According to the Italian embassy in Moscow, Arcobaleno is a reputable agency which has been operating in Russia for years. However, last November Italy's Commission for International Adoptions - a branch of the department of social affairs - excluded Arcobaleno from a register of 45 authorised adoption agencies.

The education ministry in Moscow, which under the law has to accredit all foreign adoption agencies in Russia, says it has not heard of Arcobolena.

The Fratti case has outraged Russians and alarmed children's rights experts in Russia. But Arcobaleno's rival agencies were already suspicious, astonished at Ms Fratti's success in bringing high numbers of children from Russia to Italy. "We knew they must be breaking the rules. We work flat out and at most get two dozen kids a year. The magic formula was obvious," said the head of another agency in the Veneto region of northern Italy.

Corrupt


"With the Russian authorities it is always difficult. You would be asked to make so-called donations to mysterious institutions," said Lisa Trasforini, of Ai.Bi, an agency in Melegnano, near Milan. "We have authorisation to operate in Russia but we are not going there until the situation improves. It is too corrupt."

The legal morass and the pervasive corruption surrounding Russian adoption procedures mean that it is the institutionalised children, living in abject conditions in a country in the throes of a major public health crisis, who are the victims. According to a recent western study, there are 650,000 abandoned children in Russia, a figure which has doubled in three years, while 230,000 are in the crumbling state orphanage system.

The conditions are so wretched that 90% of the children require psychiatric treatment within four years of living in an orphanage, said Galina Krasnitskaya of the Russian Children's Fund.

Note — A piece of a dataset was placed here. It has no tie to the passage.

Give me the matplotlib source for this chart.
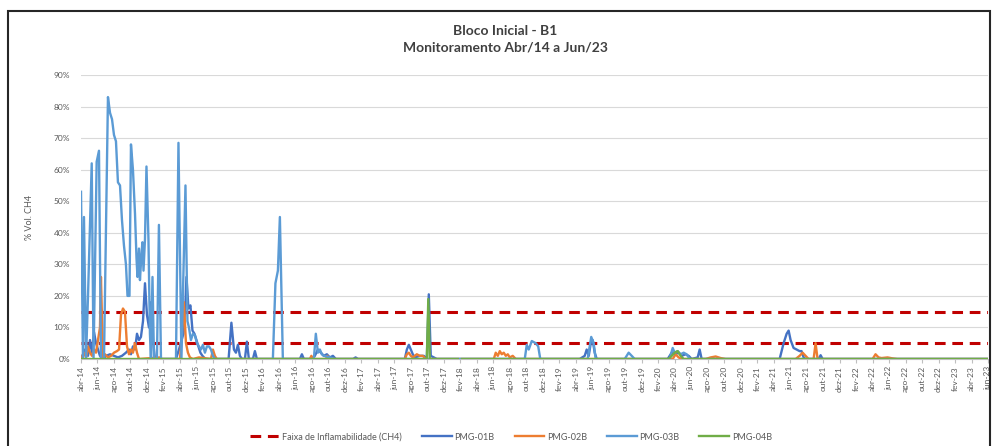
import numpy as np
import matplotlib
matplotlib.use("Agg")
import matplotlib.pyplot as plt
from matplotlib.patches import Rectangle

plt.rcParams["font.family"] = ["Lato", "DejaVu Sans"]

# x = months since abr-14 (reading positions), y = % Vol. CH4
t01 = [0, 0.48, 0.85, 1.09, 1.33, 1.58, 1.82, 2.06, 2.3, 2.67, 3.03, 3.52, 4.0, 4.48, 4.97, 5.45,
       5.82, 6.06, 6.3, 6.55, 6.79, 7.03, 7.27, 7.52, 7.76, 8.0, 8.24, 8.48, 8.73, 8.97,
       11.52, 11.88, 12.42, 12.67, 12.79, 13.03, 13.27, 13.52, 13.76, 14.0, 14.24, 14.48, 14.73, 15.1,
       17.9, 18.24, 18.55, 18.79, 19.03, 19.27, 19.52, 19.88, 20.12, 20.36, 20.85, 21.09, 21.33,
       26.55, 26.79, 27.03, 28.0, 28.36, 28.73, 29.09, 29.45, 29.82, 30.18, 30.55, 30.91,
       33.0, 33.3, 33.6, 39.27, 39.52, 39.76, 40.0, 40.24, 40.48, 41.09, 41.58, 41.94, 42.18, 42.42,
       42.79, 43.15, 60.48, 61.09, 61.33, 61.58, 61.82, 62.06, 62.3, 62.55,
       71.15, 71.64, 72.0, 72.48, 72.85, 73.33, 73.7, 74.06, 74.79, 75.03, 75.27,
       84.73, 85.21, 85.58, 85.82, 86.06, 86.42, 86.79, 87.15, 87.39, 87.64, 87.88,
       89.45, 89.7, 89.94, 110]
v01 = [0, 3, 1, 6, 2, 8.5, 5, 3, 1, 0, 1, 1.5, 1, 0.5, 1, 2,
       3, 1.5, 4, 3, 8, 6, 7, 12, 24, 14, 10, 18, 6, 0,
       0, 3, 8, 18, 26, 16, 17, 9, 8, 6, 4, 2, 1, 0,
       0, 11.5, 3, 2, 4.5, 1, 0, 0, 5.5, 0, 0, 2.5, 0,
       0, 1.5, 0, 0, 1, 3, 2, 1, 1.5, 0.5, 1, 0,
       0, 0.5, 0, 0, 3, 4.5, 3, 1.5, 0.5, 1, 1, 0, 20.5, 1,
       0.5, 0, 0, 1, 3, 1, 5, 6, 2, 0,
       0, 2, 1.5, 2, 1, 1.5, 1, 0, 0.5, 3, 0,
       0, 5, 8, 9, 6, 3.5, 3, 2.5, 2.5, 0.5, 0,
       0, 1.2, 0, 0]

t02 = [0, 0.36, 0.61, 0.85, 1.09, 1.33, 1.58, 1.82, 2.06, 2.3, 2.42, 2.67, 2.91, 3.27, 3.64, 4.0,
       4.36, 4.61, 4.85, 5.09, 5.33, 5.58, 5.82, 6.06, 6.3, 6.55, 6.79, 7.03, 9.58, 9.82,
       12.0, 12.24, 12.48, 12.73, 12.97, 13.21, 13.58, 14.3, 15.76, 16.0, 16.24, 16.48,
       27.76, 27.94, 28.12, 29.7, 29.88, 30.06,
       39.27, 39.52, 39.76, 40.0, 40.24, 40.73, 41.09, 41.45, 41.82,
       50.06, 50.3, 50.55, 50.79, 51.03, 51.27, 51.52, 51.76, 52.0, 52.36, 52.73,
       71.76, 72.12, 72.48, 72.85, 75.76, 76.36, 76.97, 77.58, 78.18,
       86.67, 87.15, 87.52, 87.88, 88.24, 88.85, 89.09, 89.33,
       96.0, 96.36, 96.73, 97.09, 97.82, 98.42, 99.0, 110]
v02 = [0, 2, 0.5, 4, 2, 1, 3, 2, 6, 10, 26, 0, 1.5, 0.5, 1, 2,
       2.5, 3, 14, 16, 15, 4, 1.5, 3, 2, 5, 2, 0, 0.5, 0,
       0, 8, 18, 5, 2, 0.5, 0, 0.5, 0, 3, 1, 0,
       0, 1, 0, 0, 1, 0,
       0, 1.5, 2, 1, 0.5, 1.5, 1, 1, 0,
       0, 2, 1, 2.5, 1.5, 2, 1, 1.5, 0.5, 1, 0,
       0, 1.5, 0.5, 0, 0, 0.5, 0.8, 0.3, 0,
       0, 1, 2, 1, 0, 0, 5, 0,
       0, 1.5, 0.5, 0.3, 0.5, 0.2, 0, 0]

t03 = [0, 0.24, 0.36, 0.61, 0.85, 1.3, 1.52, 1.9, 2.18, 2.42, 2.79, 3.27, 3.52, 3.76, 4.0, 4.24,
       4.48, 4.73, 4.97, 5.21, 5.45, 5.64, 5.88, 6.06, 6.3, 6.55, 6.73, 6.85, 7.03, 7.15, 7.33,
       7.45, 7.58, 7.76, 7.94, 8.18, 8.36, 8.48, 8.67, 8.85, 9.21, 9.45, 9.7,
       11.52, 11.82, 12.18, 12.67, 12.91, 13.09, 13.33, 13.58, 13.82, 14.06, 14.3, 14.55, 14.79,
       15.03, 15.27, 15.52, 15.76, 16.0, 16.24,
       23.27, 23.58, 23.88, 24.12, 24.48,
       28.24, 28.48, 28.73, 28.97, 29.21, 29.45, 30.18, 30.79,
       53.82, 54.06, 54.3, 54.67, 55.15, 55.45, 55.7,
       61.45, 61.88, 62.18, 62.42, 65.94, 66.42, 66.79, 67.15,
       71.39, 71.76, 72.0, 72.36, 72.73, 73.09, 73.45, 73.82, 110]
v03 = [53, 0, 45, 0, 20, 62, 0, 62.5, 66, 0, 0, 83, 78, 76, 71, 69,
       56, 55, 44, 36, 30, 20, 20, 68, 60, 46, 32, 26, 35, 25, 33,
       37, 28, 38, 61, 38, 8, 0, 26, 0, 0, 42.5, 0,
       0, 68.5, 0, 55, 12, 10, 6, 8, 7.5, 5, 4, 3, 4.5,
       2, 4, 4, 3, 1, 0,
       0, 24, 28, 45, 0,
       0, 8, 2, 3, 1.5, 1, 0.5, 0,
       0, 4.5, 3, 5.7, 5, 4, 0,
       0, 7, 5, 0, 0, 2, 1, 0,
       0, 3.5, 2, 2.5, 1.5, 2, 1.5, 0, 0]

t04 = [0, 41.94, 42.12, 42.3, 45.7, 45.9, 46.2, 71.27, 71.64, 72.0, 72.36, 72.73, 73.09, 110]
v04 = [0, 0, 19, 0, 0, np.nan, 0, 0, 1, 2, 2.5, 1, 0, 0]

faixa = [5, 15]
meses = ["jan", "fev", "mar", "abr", "mai", "jun", "jul", "ago", "set", "out", "nov", "dez"]
tick_pos = list(range(0, 111, 2))
tick_lab = []
for m in tick_pos:
    k = 3 + m
    tick_lab.append(f"{meses[k % 12]}-{14 + k // 12}")

grey = "#595959"
fig = plt.figure(figsize=(9.92, 4.46), dpi=100)
ax = fig.add_axes([81 / 992, 1 - 359 / 446, 907 / 992, 284 / 446])

for f in faixa:
    ax.plot([0, 110], [f, f], color="#C00000", lw=2.2, ls=(0, (3.5, 2.2)),
            label="Faixa de Inflamabilidade (CH4)" if f == 5 else None, zorder=2)
ax.plot(t01, v01, color="#4472C4", lw=1.7, label="PMG-01B", zorder=3)
ax.plot(t02, v02, color="#ED7D31", lw=1.7, label="PMG-02B", zorder=3)
ax.plot(t03, v03, color="#5B9BD5", lw=1.7, label="PMG-03B", zorder=3)
ax.plot(t04, v04, color="#70AD47", lw=1.7, label="PMG-04B", zorder=3)

ax.set_xlim(0, 110)
ax.set_ylim(0, 90)
ax.set_yticks(range(0, 91, 10))
ax.set_yticklabels([f"{v}%" for v in range(0, 91, 10)])
ax.set_xticks(tick_pos)
ax.set_xticklabels(tick_lab, rotation=90)
ax.tick_params(axis="y", length=0, labelsize=6, labelcolor=grey, pad=8)
ax.tick_params(axis="x", length=3, color="#bfbfbf", labelsize=6, labelcolor=grey, pad=2)
ax.grid(axis="y", color="#d9d9d9", lw=0.8)
ax.set_axisbelow(True)
for s in ["top", "right", "left"]:
    ax.spines[s].set_visible(False)
ax.spines["bottom"].set_color("#bfbfbf")
ax.set_ylabel("% Vol. CH4", fontsize=6.5, color=grey, labelpad=14)

fig.text(505 / 992, 1 - 31 / 446, "Bloco Inicial - B1", ha="center", va="center",
         fontsize=10, fontweight="bold", color="#404040")
fig.text(505 / 992, 1 - 47 / 446, "Monitoramento Abr/14 a Jun/23", ha="center", va="center",
         fontsize=10, fontweight="bold", color="#404040")

fig.legend(loc="center", bbox_to_anchor=(511 / 992, 1 - 437 / 446), ncol=5, frameon=False,
           fontsize=6.5, labelcolor=grey, handlelength=3.3, columnspacing=2.2, handletextpad=0.3)

fig.patches.append(Rectangle((8 / 992, -0.05), 982 / 992, 1.05 - 11 / 446,
                             transform=fig.transFigure, fill=False, ec="#262626", lw=1.5))

fig.savefig("out.png", dpi=100)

It was effectively impossible for foreigners to adopt a Russian infant until 1991. But in the past decade the country has been flooded with foreign adoption agencies. The number of foreign adoptions rose to 6,200 in 1999, two-thirds of them going to America, while financially-strapped Russians are adopting in ever fewer numbers - 7,000 the same year.

Italy is the second biggest recipient of Russian children, the number increasing from 197 in 1996 to 834 in 1999.

The 1990s was a period of "legal chaos", said Irina Kuznetsova, a lawyer in the Russian parliament specialising in adoption. "Western agencies were working in a legal vacuum for eight years. Because of that, there was lots of abuse of the system.

"There's a huge number of foreign agencies from most European countries operating here, from New Zealand, Canada, Israel, and around 90 from the US," said Vladimir Ustinov, the prosecutor general. "They're turning adoption into a market. Cases of inhuman treatment of Russian children by foreign citizens are frequent."

The popular tabloid Komsomolskaya Pravda proclaimed this week: "Our bureaucrats are sending healthy children for foreign adoption while potential Russian adopters are being offered invalids."

The authorities keep a databank of 80,000 children available for adoption and in theory there have to be three Russian refusals on a given child before he or she can be adopted by a foreigner. In practice, as is alleged to be the case with Ms Fratti, orphanage directors, local education officials and judges demand and receive bribes from the foreigners.

A Russian television documentary on the Volgograd scandal, to be screened on Monday, will demand to know what has happened to the 600 children, and imply that they have fallen into "bad hands", though there is no evidence of anything untoward happening to any of the 600-plus children involved in the Fratti case.

Mr Romodanov, the Volgograd orphanage director, enjoys a good reputation in the city as a caring and skilled child expert. "If we had had any doubts about this woman, we would never have cooperated with her," he said. But Russian investigators say they have already examined 200 of the 600-plus cases and found fiddled paperwork in 173 cases. A secret police source said he suspected that senior education officials in Moscow were involved.

A glimpse into Ms Fratti's world has been given by La Repubblica, the Italian daily, which reported that she was an orphan who was adopted. She is quoted as saying that she knew "in her heart the best thing for abandoned children".